Exercise prompt: Without the pictures, return exactly the lines from the one with "Write a Python" through the one with "bar_color = '#6079c9'". Both end lines belong in the copy.

================================

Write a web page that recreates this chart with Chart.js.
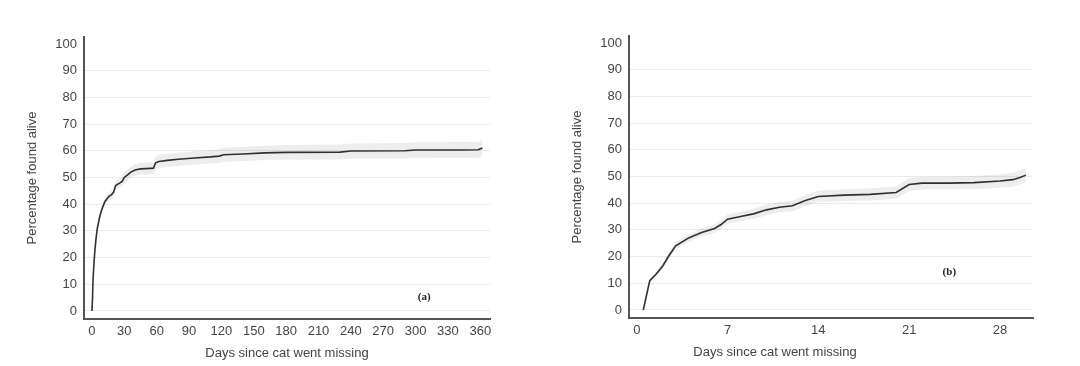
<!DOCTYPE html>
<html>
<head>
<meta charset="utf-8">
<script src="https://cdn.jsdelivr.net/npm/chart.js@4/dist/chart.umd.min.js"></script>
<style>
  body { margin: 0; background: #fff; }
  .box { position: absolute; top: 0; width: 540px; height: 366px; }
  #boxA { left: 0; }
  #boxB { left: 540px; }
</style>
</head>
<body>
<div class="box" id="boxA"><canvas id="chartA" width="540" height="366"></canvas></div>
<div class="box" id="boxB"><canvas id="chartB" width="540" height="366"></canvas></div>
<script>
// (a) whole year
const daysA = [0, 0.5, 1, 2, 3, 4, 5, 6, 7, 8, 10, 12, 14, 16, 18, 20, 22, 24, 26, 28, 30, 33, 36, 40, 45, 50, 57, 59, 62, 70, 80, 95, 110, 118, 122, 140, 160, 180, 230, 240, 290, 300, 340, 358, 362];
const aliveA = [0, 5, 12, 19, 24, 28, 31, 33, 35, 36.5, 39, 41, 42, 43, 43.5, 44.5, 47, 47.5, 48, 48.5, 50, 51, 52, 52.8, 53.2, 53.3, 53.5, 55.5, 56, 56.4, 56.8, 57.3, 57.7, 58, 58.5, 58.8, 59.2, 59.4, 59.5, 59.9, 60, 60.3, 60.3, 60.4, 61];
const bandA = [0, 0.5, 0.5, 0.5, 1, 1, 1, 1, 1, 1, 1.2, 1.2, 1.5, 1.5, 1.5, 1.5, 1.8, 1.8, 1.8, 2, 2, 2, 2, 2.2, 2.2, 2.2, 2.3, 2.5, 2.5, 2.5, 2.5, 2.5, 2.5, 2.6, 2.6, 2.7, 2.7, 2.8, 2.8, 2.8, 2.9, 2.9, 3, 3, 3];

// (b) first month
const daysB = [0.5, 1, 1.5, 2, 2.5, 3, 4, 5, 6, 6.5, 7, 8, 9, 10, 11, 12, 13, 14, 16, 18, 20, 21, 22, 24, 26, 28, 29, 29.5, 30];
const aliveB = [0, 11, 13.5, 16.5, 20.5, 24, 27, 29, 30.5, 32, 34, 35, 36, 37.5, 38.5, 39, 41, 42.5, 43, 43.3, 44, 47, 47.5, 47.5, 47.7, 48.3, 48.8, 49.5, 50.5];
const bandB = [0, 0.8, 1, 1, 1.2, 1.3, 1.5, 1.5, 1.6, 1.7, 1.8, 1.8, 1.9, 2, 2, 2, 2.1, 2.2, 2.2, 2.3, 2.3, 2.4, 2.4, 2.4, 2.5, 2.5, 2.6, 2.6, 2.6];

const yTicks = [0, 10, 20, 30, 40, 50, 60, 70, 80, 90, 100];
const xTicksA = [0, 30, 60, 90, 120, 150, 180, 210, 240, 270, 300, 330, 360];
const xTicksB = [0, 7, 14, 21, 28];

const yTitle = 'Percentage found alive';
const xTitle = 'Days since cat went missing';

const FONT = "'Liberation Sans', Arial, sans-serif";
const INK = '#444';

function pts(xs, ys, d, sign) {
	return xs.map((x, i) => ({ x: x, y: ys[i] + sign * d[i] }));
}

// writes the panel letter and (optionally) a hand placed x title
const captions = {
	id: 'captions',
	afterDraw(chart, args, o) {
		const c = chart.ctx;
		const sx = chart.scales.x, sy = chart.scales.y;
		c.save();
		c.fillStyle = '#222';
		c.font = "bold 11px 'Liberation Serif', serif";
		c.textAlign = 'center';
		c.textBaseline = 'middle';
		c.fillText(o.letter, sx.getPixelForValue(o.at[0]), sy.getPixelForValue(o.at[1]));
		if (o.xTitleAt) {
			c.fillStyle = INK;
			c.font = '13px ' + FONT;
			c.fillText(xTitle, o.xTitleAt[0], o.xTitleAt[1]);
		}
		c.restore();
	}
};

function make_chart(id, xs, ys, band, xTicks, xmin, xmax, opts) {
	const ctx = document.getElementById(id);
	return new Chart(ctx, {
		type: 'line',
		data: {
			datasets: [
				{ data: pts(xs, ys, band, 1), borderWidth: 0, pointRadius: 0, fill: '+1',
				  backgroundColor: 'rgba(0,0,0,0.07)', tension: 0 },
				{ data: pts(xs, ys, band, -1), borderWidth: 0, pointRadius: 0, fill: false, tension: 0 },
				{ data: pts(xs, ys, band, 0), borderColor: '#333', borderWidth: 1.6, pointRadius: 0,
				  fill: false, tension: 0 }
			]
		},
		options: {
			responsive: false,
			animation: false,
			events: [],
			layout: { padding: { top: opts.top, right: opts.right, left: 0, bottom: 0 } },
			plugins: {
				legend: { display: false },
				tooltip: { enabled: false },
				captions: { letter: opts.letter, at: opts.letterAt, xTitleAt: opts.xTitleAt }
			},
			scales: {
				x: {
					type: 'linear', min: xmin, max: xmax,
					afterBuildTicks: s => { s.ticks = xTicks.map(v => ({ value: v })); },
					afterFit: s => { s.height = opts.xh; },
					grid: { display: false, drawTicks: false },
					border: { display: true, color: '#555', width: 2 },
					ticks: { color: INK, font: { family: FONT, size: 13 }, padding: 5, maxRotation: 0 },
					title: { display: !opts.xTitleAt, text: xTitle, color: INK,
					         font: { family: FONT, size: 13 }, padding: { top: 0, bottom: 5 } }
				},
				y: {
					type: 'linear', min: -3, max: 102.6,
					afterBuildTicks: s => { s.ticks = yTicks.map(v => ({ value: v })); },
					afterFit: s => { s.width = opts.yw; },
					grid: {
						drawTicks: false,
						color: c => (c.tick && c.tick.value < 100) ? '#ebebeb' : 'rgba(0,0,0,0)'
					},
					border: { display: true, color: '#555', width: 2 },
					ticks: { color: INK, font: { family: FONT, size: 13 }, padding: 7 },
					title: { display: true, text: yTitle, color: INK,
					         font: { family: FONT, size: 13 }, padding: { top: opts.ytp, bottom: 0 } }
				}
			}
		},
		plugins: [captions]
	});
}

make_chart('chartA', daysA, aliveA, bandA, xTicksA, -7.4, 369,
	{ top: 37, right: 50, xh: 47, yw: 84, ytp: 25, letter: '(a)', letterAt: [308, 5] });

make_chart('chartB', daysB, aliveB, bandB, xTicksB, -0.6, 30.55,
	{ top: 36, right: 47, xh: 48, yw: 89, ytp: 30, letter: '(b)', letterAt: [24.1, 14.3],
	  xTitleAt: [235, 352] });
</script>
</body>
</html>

================================

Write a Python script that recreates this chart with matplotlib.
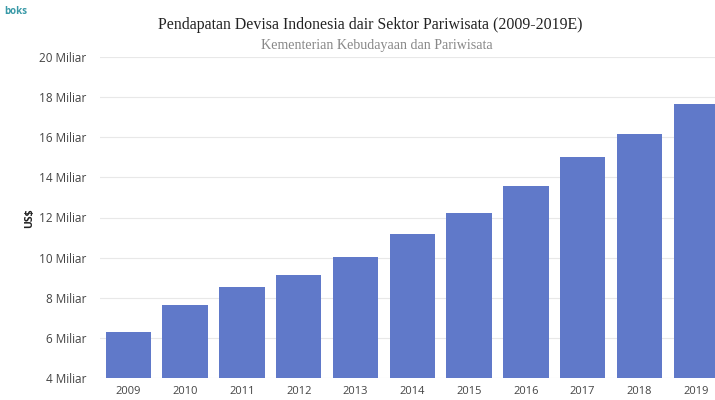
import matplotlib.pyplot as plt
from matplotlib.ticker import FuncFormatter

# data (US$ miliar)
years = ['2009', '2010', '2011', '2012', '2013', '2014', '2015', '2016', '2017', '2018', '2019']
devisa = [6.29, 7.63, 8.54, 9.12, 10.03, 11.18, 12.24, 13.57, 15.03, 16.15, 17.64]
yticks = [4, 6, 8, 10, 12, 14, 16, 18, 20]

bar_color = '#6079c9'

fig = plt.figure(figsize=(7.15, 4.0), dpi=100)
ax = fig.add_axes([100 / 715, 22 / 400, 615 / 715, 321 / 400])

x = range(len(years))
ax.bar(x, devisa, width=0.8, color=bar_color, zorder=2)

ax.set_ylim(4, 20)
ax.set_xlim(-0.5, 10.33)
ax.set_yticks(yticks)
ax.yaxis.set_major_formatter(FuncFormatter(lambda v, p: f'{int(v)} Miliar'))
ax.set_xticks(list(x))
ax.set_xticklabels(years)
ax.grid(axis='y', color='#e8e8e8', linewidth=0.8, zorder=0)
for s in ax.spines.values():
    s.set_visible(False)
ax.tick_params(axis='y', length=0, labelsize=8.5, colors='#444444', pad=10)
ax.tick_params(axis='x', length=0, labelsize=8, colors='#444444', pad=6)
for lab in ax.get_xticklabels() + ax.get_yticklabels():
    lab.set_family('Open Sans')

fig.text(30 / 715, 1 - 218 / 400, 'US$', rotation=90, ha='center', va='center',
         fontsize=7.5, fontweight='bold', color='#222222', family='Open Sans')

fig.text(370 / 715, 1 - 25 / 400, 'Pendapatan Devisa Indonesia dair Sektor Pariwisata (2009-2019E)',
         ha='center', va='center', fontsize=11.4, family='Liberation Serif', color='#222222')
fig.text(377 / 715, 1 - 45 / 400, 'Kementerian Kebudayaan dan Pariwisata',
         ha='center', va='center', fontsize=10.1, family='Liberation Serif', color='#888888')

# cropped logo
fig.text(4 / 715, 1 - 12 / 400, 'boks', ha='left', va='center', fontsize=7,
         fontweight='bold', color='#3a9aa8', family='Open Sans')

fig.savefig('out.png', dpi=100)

================================

Solution to the exercise:
Write a Python script that recreates this chart with matplotlib.
import matplotlib.pyplot as plt
from matplotlib.ticker import FuncFormatter

# data (US$ miliar)
years = ['2009', '2010', '2011', '2012', '2013', '2014', '2015', '2016', '2017', '2018', '2019']
devisa = [6.29, 7.63, 8.54, 9.12, 10.03, 11.18, 12.24, 13.57, 15.03, 16.15, 17.64]
yticks = [4, 6, 8, 10, 12, 14, 16, 18, 20]

bar_color = '#6079c9'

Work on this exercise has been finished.